10/31/1957
Jersey Devil Bones Are Found
The Jersey Devil may have met his final end this summer in the depths of the Wharton Tract in the pine barrens of central South Jersey. Foresters and other members of the New Jersey Department of Economic Development at work on the state owned property report the finding of a partial skeleton, half -bird and half-beast, and impossible of conventional identification. In mentioning the discovery, Conservation Commissioner Joseph E. McLean recalls that the legend has long fixed the pine barrens as the natural haunt and possible birthplace of the Jersey Devil.
"The Wharton Tract abounds in mystery," he remarked, "and preliminary diggings by specialists have confirmed stories dating back to Revolutionary War Days." While everyone accepts the mythical Jersey Devil as an amusing bit of New Jersey folklore, the Wharton Tract itself has had "a remarkably rich and colorful past."

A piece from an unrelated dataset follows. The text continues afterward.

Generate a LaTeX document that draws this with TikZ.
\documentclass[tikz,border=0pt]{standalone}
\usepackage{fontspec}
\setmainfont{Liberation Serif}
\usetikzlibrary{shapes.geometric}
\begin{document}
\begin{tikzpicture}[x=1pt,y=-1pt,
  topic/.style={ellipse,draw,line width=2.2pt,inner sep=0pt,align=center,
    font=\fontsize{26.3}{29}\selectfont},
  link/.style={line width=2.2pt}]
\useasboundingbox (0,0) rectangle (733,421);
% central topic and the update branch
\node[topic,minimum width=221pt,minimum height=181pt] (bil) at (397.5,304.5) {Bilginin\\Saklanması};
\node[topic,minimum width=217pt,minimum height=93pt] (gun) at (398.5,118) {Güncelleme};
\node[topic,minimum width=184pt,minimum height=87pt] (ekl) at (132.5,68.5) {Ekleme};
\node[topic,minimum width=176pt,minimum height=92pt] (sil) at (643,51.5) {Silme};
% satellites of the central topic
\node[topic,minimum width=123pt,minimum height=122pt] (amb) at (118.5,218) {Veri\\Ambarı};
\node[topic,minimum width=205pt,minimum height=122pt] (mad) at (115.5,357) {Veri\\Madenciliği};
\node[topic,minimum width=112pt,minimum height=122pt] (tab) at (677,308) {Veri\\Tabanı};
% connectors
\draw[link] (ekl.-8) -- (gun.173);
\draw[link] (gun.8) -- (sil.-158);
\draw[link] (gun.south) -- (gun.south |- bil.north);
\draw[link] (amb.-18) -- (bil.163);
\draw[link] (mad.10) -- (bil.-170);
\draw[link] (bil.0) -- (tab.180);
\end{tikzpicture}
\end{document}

The find, made within the last two weeks, was in a portion of the Tract damaged by forest fires during the past summer. A member of the Bureau of Forestry working near the southern end of the Clayberger and Goodrich bogs at Hampton Furnace was the first to notice the somewhat eerie remains of hindlegs, claws, partial skeleton, and feathers. Bone fragments scattered nearby indicated that when the forest fire blazed through these woodlands, it destroyed most of the creature.
Unless the remains are truly those of the Jersey Devil, it is certain, according to all who have seen it, that the weird being was stuffed and placed in the woods sometime before the fire. Two theories are offered: that it may have been the work of an amateur taxidermist bent on a hoax, or a desperate wife determined to have one less "trophy" in her husband's den at housecleaning time!